I m using the ComplexEigenSolver to find the eigenvalues and the eigenvectors of a non-symmetrical matrix.
In order to check whether the result make scene I use the ces.eigenvectors() * ces.eigenvalues().asDiagonal() * ces.eigenvectors().inverse()
and compare it with my matrix.
I found that it is really precise for most of the values but for some values there are differences.For example, some of the values of my matrix are (0,0) but from the product of ces.eigenvectors() * ces.eigenvalues().asDiagonal() * ces.eigenvectors().inverse() I get (0.893,0.692).Also, other values of my matrix are (0.5,0) or (0.125,0) and from the product I get (0,0).I should, finally,mention that most of the values of my matrix are 10^14 or 10^13.

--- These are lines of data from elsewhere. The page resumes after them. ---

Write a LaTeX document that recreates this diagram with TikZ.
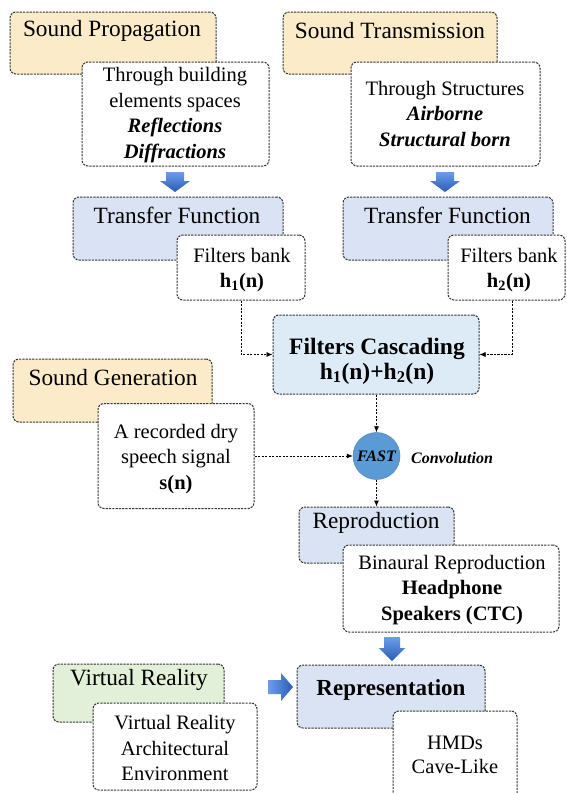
\documentclass[tikz,border=0pt]{standalone}
\usepackage{fontspec}
\setmainfont{Liberation Serif}
\usetikzlibrary{arrows.meta}
\definecolor{ylw}{HTML}{FCEBC8}
\definecolor{blu}{HTML}{DAE3F3}
\definecolor{casc}{HTML}{DDEBF7}
\definecolor{grn}{HTML}{E2F0D9}
\definecolor{circ}{HTML}{5B9BD5}
\definecolor{bordc}{HTML}{333333}
\definecolor{arrtop}{HTML}{6B9EEA}
\definecolor{arrbot}{HTML}{2C5BB5}
\tikzset{
 box/.style={draw=bordc, line width=1pt, dash pattern=on 2.2pt off 1.1pt, rounded corners=6pt, inner sep=0pt},
 ybox/.style={box, fill=ylw},
 bbox/.style={box, fill=blu},
 cbox/.style={box, fill=casc},
 gbox/.style={box, fill=grn},
 wbox/.style={box, fill=white},
 ttl/.style={font=\fontsize{23.3}{27}\selectfont, inner sep=0pt},
 body/.style={font=\fontsize{20.5}{25.5}\selectfont, align=center, inner sep=0pt},
 conn/.style={draw=black, line width=0.7pt, dash pattern=on 2.2pt off 1.3pt, -{Latex[length=6pt,width=5pt]}},
 barrow/.style={top color=arrtop, bottom color=arrbot, draw=none},
}
\begin{document}
\begin{tikzpicture}[x=1pt,y=-1pt]
\useasboundingbox (0,0) rectangle (567,793);
\fill[white] (0,0) rectangle (567,793);

% Sound Propagation
\node[ybox, minimum width=206pt, minimum height=62pt] (sp) at (113,43) {};
\node[ttl] (spT) at (112,31) {Sound Propagation};
\node[wbox, minimum width=187pt, minimum height=104pt] (spw) at (175.5,114) {};
\node[body] (spwT) at (175,115) {Through building\\elements spaces\\\textbf{\textit{Reflections}}\\\textbf{\textit{Diffractions}}};

% Sound Transmission
\node[ybox, minimum width=214pt, minimum height=62pt] (st) at (390,43) {};
\node[ttl] (stT) at (390,31) {Sound Transmission};
\node[wbox, minimum width=189pt, minimum height=104pt] (stw) at (445.5,114) {};
\node[body] (stwT) at (445,114) {Through Structures\\\textbf{\textit{Airborne}}\\\textbf{\textit{Structural born}}};

% block arrows down
\shade[barrow] (166,172) -- (184,172) -- (184,181) -- (190,181) -- (175,192) -- (160,181) -- (166,181) -- cycle;
\shade[barrow] (436,172) -- (454,172) -- (454,181) -- (460,181) -- (445,192) -- (430,181) -- (436,181) -- cycle;

% Transfer functions
\node[bbox, minimum width=210pt, minimum height=63pt] (tf1) at (178,228.5) {};
\node[ttl] (tf1T) at (177,215) {Transfer Function};
\node[wbox, minimum width=128pt, minimum height=65pt] (fb1) at (241,267.5) {};
\node[body] (fb1T) at (242,270) {Filters bank\\\textbf{h\textsubscript{1}(n)}};

\node[bbox, minimum width=210pt, minimum height=63pt] (tf2) at (448,228.5) {};
\node[ttl] (tf2T) at (447.5,215) {Transfer Function};
\node[wbox, minimum width=117pt, minimum height=65pt] (fb2) at (506.5,267.5) {};
\node[body] (fb2T) at (509,270) {Filters bank\\\textbf{h\textsubscript{2}(n)}};

% Filters cascading
\node[cbox, minimum width=206pt, minimum height=79pt] (fc) at (376,354.5) {};
\node[font=\fontsize{23.5}{25}\selectfont\bfseries, align=center, inner sep=0pt] (fcT) at (377,361) {Filters Cascading\\h\textsubscript{1}(n)+h\textsubscript{2}(n)};

\draw[conn] (fb1.south) |- (fc.west);
\draw[conn] ([xshift=5.5pt]fb2.south) |- (fc.east);

% Sound generation
\node[ybox, minimum width=199pt, minimum height=63pt] (sg) at (112.5,390.5) {};
\node[ttl] (sgT) at (113,378) {Sound Generation};
\node[wbox, minimum width=156pt, minimum height=105pt] (sgw) at (176,456) {};
\node[body] (sgwT) at (176,459) {A recorded dry\\speech signal\\\textbf{s(n)}};

% FAST convolution
\node[circle, fill=circ, draw=circ!85!black, line width=0.5pt, minimum size=47pt, inner sep=0pt, font=\fontsize{16}{18}\selectfont\bfseries\itshape] (fast) at (376.5,456) {FAST};
\node[font=\fontsize{16}{18}\selectfont\bfseries\itshape, inner sep=0pt] (convT) at (452,458) {Convolution};

\draw[conn] (fc.south -| fast.north) -- (fast.north);
\draw[conn] (sgw.east) -- (fast.west);

% Reproduction
\node[bbox, minimum width=155pt, minimum height=56pt] (rep) at (376.5,535) {};
\node[ttl] (repT) at (376,523) {Reproduction};
\node[wbox, minimum width=216pt, minimum height=87pt] (repw) at (451,588.5) {};
\node[body] (repwT) at (452,590) {Binaural Reproduction\\\textbf{Headphone}\\\textbf{Speakers (CTC)}};

\draw[conn] (fast.south) -- (rep.north -| fast.south);

% block arrow down to representation
\shade[barrow] (384,637) -- (400,637) -- (400,648) -- (405,648) -- (392,661) -- (379,648) -- (384,648) -- cycle;

% Virtual reality
\node[gbox, minimum width=171pt, minimum height=58pt] (vr) at (138.5,693) {};
\node[ttl] (vrT) at (139,680) {Virtual Reality};
\node[wbox, minimum width=164pt, minimum height=87pt] (vrw) at (175,746.5) {};
\node[body] (vrwT) at (175,748) {Virtual Reality\\Architectural\\Environment};

% block arrow right
\shade[left color=arrtop, right color=arrbot, draw=none] (268,680) -- (281,680) -- (281,673) -- (293,687) -- (281,701) -- (281,694) -- (268,694) -- cycle;

% Representation
\node[bbox, minimum width=188pt, minimum height=63pt] (repr) at (391,696.5) {};
\node[ttl, font=\fontsize{23}{27}\selectfont\bfseries] (reprT) at (391,690) {Representation};
\node[wbox, minimum width=124pt, minimum height=94pt] (hmd) at (455,758) {};
\node[body, font=\fontsize{20.5}{24}\selectfont] (hmdT) at (455,755) {HMDs\\Cave-Like};
\end{tikzpicture}
\end{document}
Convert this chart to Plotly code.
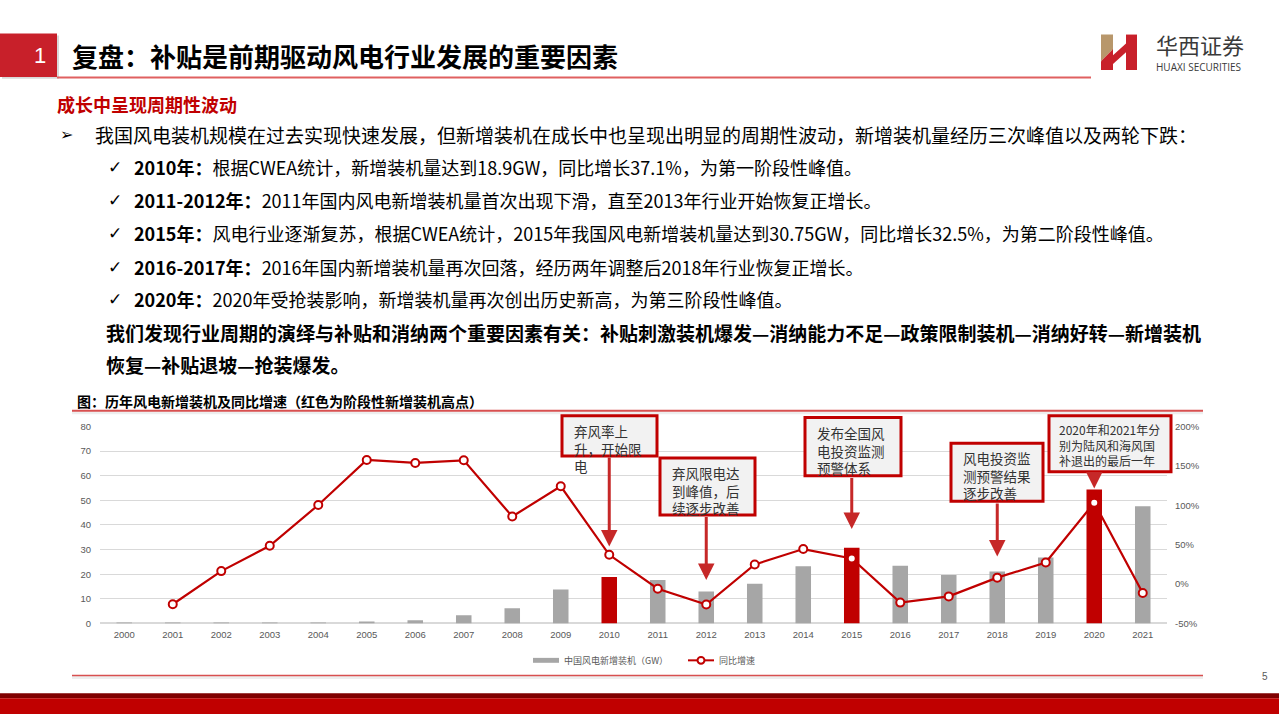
import plotly.graph_objects as go

W, H = 1279, 719

# ---------------- data ----------------
years = [str(y) for y in range(2000, 2022)]
new_capacity_gw = [0.05, 0.04, 0.07, 0.1, 0.2, 0.5, 1.3, 3.3, 6.2, 13.8, 18.9, 17.6,
                   13.0, 16.1, 23.2, 30.75, 23.4, 19.7, 21.1, 26.8, 54.4, 47.6]
yoy_growth_pct = [None, -25.7, 16.4, 48.6, 100.3, 157.5, 153.7, 157.0, 85.7, 124.0,
                  37.1, -6.0, -26.0, 24.8, 44.4, 32.5, -23.6, -15.7, 8.1, 27.3, 103.2, -11.5]
peak_years = ["2010", "2015", "2020"]
left_ticks = [0, 10, 20, 30, 40, 50, 60, 70, 80]
right_ticks = [-50, 0, 50, 100, 150, 200]
right_tick_labels = ["-50%", "0%", "50%", "100%", "150%", "200%"]

bar_name = "中国风电新增装机（GW）"
line_name = "同比增速"

RED = "#c00000"
GRAY = "#a6a6a6"
FONT_CJK = "Noto Sans CJK SC, DejaVu Sans, sans-serif"
FONT_LAT = "Liberation Sans, Arial, sans-serif"


def px(x):
    return x / W


def py(y):
    return 1 - y / H


fig = go.Figure()

bar_colors = [RED if y in peak_years else GRAY for y in years]
fig.add_trace(go.Bar(x=years, y=new_capacity_gw, name=bar_name, marker_color=bar_colors,
                     marker_line_width=0, yaxis="y", showlegend=False))
fig.add_trace(go.Scatter(x=years, y=yoy_growth_pct, name=line_name, mode="lines+markers",
                         line=dict(color=RED, width=2.2),
                         marker=dict(size=8, color="white", line=dict(color=RED, width=2)),
                         yaxis="y2", showlegend=False))

shapes = []
ann = []


def rect(x0, y0, x1, y1, fill, line_color=None, lw=0):
    shapes.append(dict(type="rect", xref="paper", yref="paper", x0=px(x0), x1=px(x1),
                       y0=py(y1), y1=py(y0), fillcolor=fill,
                       line=dict(color=line_color or fill, width=lw), layer="above"))


def hline(x0, x1, y, color, w):
    shapes.append(dict(type="line", xref="paper", yref="paper", x0=px(x0), x1=px(x1),
                       y0=py(y), y1=py(y), line=dict(color=color, width=w), layer="above"))


def path(d_pts, fill):
    d = "M " + " L ".join(f"{px(x)},{py(y)}" for x, y in d_pts) + " Z"
    shapes.append(dict(type="path", xref="paper", yref="paper", path=d, fillcolor=fill,
                       line=dict(width=0), layer="above"))


def text(x, y, t, size, color="#000000", family=FONT_CJK, xanchor="left", yanchor="middle",
         align="left"):
    ann.append(dict(xref="paper", yref="paper", x=px(x), y=py(y), text=t, showarrow=False,
                    xanchor=xanchor, yanchor=yanchor, align=align,
                    font=dict(size=size, color=color, family=family)))


# ---------------- header ----------------
rect(2, 30, 59, 74, "#d9d9d9")
rect(0, 28, 57, 72, "#c8202a")
text(40, 50, "1", 22, "white", FONT_LAT, xanchor="center")
text(70, 50, "<b>复盘：补贴是前期驱动风电行业发展的重要因素</b>", 26, "#000000")
hline(57, 1091, 72.5, "#e06060", 2)

# logo
path([(1101, 29), (1113, 29), (1113, 44), (1101, 56)], "#b8976b")
path([(1101, 56), (1113, 44), (1113, 65), (1101, 65)], "#c8202a")
path([(1113, 50), (1126, 38), (1126, 47), (1113, 59)], "#c8202a")
path([(1126, 29), (1137, 29), (1137, 65), (1126, 65)], "#c8202a")
text(1200, 39, "华西证券", 22, "#3a3a3a", xanchor="center")
text(1198, 62, "HUAXI SECURITIES", 10, "#3a3a3a", "Open Sans, sans-serif", xanchor="center")

# ---------------- body text ----------------
text(55, 100, "<b>成长中呈现周期性波动</b>", 18, RED)
text(58, 131, "➢", 16, "#000000", "DejaVu Sans")
text(93, 131, "我国风电装机规模在过去实现快速发展，但新增装机在成长中也呈现出明显的周期性波动，新增装机量经历三次峰值以及两轮下跌：", 19)
lines = [
    (164, "<b>2010年：</b>根据CWEA统计，新增装机量达到18.9GW，同比增长37.1%，为第一阶段性峰值。"),
    (197, "<b>2011-2012年：</b>2011年国内风电新增装机量首次出现下滑，直至2013年行业开始恢复正增长。"),
    (231, "<b>2015年：</b>风电行业逐渐复苏，根据CWEA统计，2015年我国风电新增装机量达到30.75GW，同比增长32.5%，为第二阶段性峰值。"),
    (265, "<b>2016-2017年：</b>2016年国内新增装机量再次回落，经历两年调整后2018年行业恢复正增长。"),
    (298, "<b>2020年：</b>2020年受抢装影响，新增装机量再次创出历史新高，为第三阶段性峰值。"),
]
for y, t in lines:
    text(106, y, "✓", 17, "#000000", "DejaVu Sans")
    text(132, y, t, 18)
text(104, 332, "<b>我们发现行业周期的演绎与补贴和消纳两个重要因素有关：补贴刺激装机爆发—消纳能力不足—政策限制装机—消纳好转—新增装机</b>", 19)
text(104, 364, "<b>恢复—补贴退坡—抢装爆发。</b>", 19)

# ---------------- chart frame ----------------
text(75, 401, "<b>图：历年风电新增装机及同比增速（红色为阶段性新增装机高点）</b>", 14)
hline(72, 1203, 413, "#eeeeee", 3)
hline(72, 1203, 411, "#d85050", 2)
hline(72, 1203, 682, "#eeeeee", 3)
hline(72, 1203, 680, "#d85050", 1.5)

# legend
rect(533, 662, 559, 667, GRAY)
text(562, 664.5, bar_name, 9, "#595959")
hline(688, 714, 664.5, RED, 2)
shapes.append(dict(type="circle", xref="paper", yref="paper", x0=px(697.5), x1=px(704.5),
                   y0=py(668), y1=py(661), fillcolor="white", line=dict(color=RED, width=2),
                   layer="above"))
text(717, 664.5, line_name, 9, "#595959")

# bottom band
rect(0, 698, W, 703, "#7f0000")
rect(0, 703, W, H, "#c00000")
text(1265, 681, "5", 10, "#595959", FONT_LAT, xanchor="center")

# ---------------- callout boxes ----------------
boxes = [
    (562, 416, 657, 457, 572, "弃风率上<br>升，开始限<br>电", "2010", 549, 13.5),
    (660, 459, 755, 517, 670, "弃风限电达<br>到峰值，后<br>续逐步改善", "2012", 583, 13.5),
    (805, 418, 901, 477, 815, "发布全国风<br>电投资监测<br>预警体系", "2015", 531, 13.5),
    (951, 444, 1043, 503, 961, "风电投资监<br>测预警结果<br>逐步改善", "2018", 559, 13.5),
    (1049, 416, 1171, 473, 1057, "2020年和2021年分<br>别为陆风和海风国<br>补退出的最后一年", "2020", 490, 12),
]
for x0, y0, x1, y1, tx, t, yr, head_y, fs in boxes:
    rect(x0, y0, x1, y1, "#f2f2f2", RED, 3)
    text(tx, y0 + 3, t, fs, "#333333", yanchor="top")
    ann.append(dict(xref="x", yref="paper", x=years.index(yr), y=py(head_y), ax=0,
                    ay=-(head_y - y1 - 1.5), axref="pixel", ayref="pixel", showarrow=True,
                    arrowhead=2, arrowsize=1.1, arrowwidth=3, arrowcolor="#c62828", text=""))

fig.update_layout(
    width=W, height=H,
    margin=dict(l=0, r=0, t=0, b=0),
    paper_bgcolor="white", plot_bgcolor="white",
    bargap=0.68,
    shapes=shapes, annotations=ann,
    xaxis=dict(domain=[px(100), px(1167)], type="category", range=[-0.5, len(years) - 0.5],
               autorange=False, showgrid=False, showline=False, ticks="",
               ticklabelstandoff=4,
               tickfont=dict(size=9.5, color="#595959", family=FONT_LAT)),
    yaxis=dict(domain=[py(627), py(427)], range=[0, 80], autorange=False, tickvals=left_ticks,
               showgrid=True, gridcolor="#d9d9d9", gridwidth=1, zeroline=True,
               zerolinecolor="#d9d9d9", showline=False, ticks="", ticklabelstandoff=8,
               tickfont=dict(size=9.5, color="#595959", family=FONT_LAT)),
    yaxis2=dict(overlaying="y", side="right", range=[-50, 200], autorange=False,
                tickmode="array", tickvals=right_ticks, ticktext=right_tick_labels,
                showgrid=False, zeroline=False, showline=False, ticks="", ticklabelstandoff=7,
                tickfont=dict(size=9.5, color="#595959", family=FONT_LAT)),
    showlegend=False,
)

fig.write_html("out.html", config={"displayModeBar": False},
               post_script="document.body.style.margin='0';document.body.style.overflow='hidden';")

Is there a way to improve the precision of the eigenvectors?The eigenvalues seem to be very good but it is not easy to be sure.
I m sorry for asking so many questions but my results aren't correct and I have to question every single part of my code to find the mistake.

I am not sure I understand your question. Due to the limited precision which with the computer performs floating point operations, we can expect a relative error in the eigenvectors and eigenvalues of roughly 10^-14 if we use double precision. Since your matrix has entries of 10^14 or 10^13, at least some of the eigenvalues will be similarly big. Thus, in the product ces.eigenvectors() * ces.eigenvalues().asDiagonal() * ces.eigenvectors().inverse() we should expect an error of roughly 10^-14 times (10^14 or 10^13), which corresponds to the error you report. At first sight there does not seem anything to worry about.

If you want to reduce this error, you need to do your computations with more precision. Perhaps the MPFR module can help with that; perhaps your compiler supports long double with sufficient precision.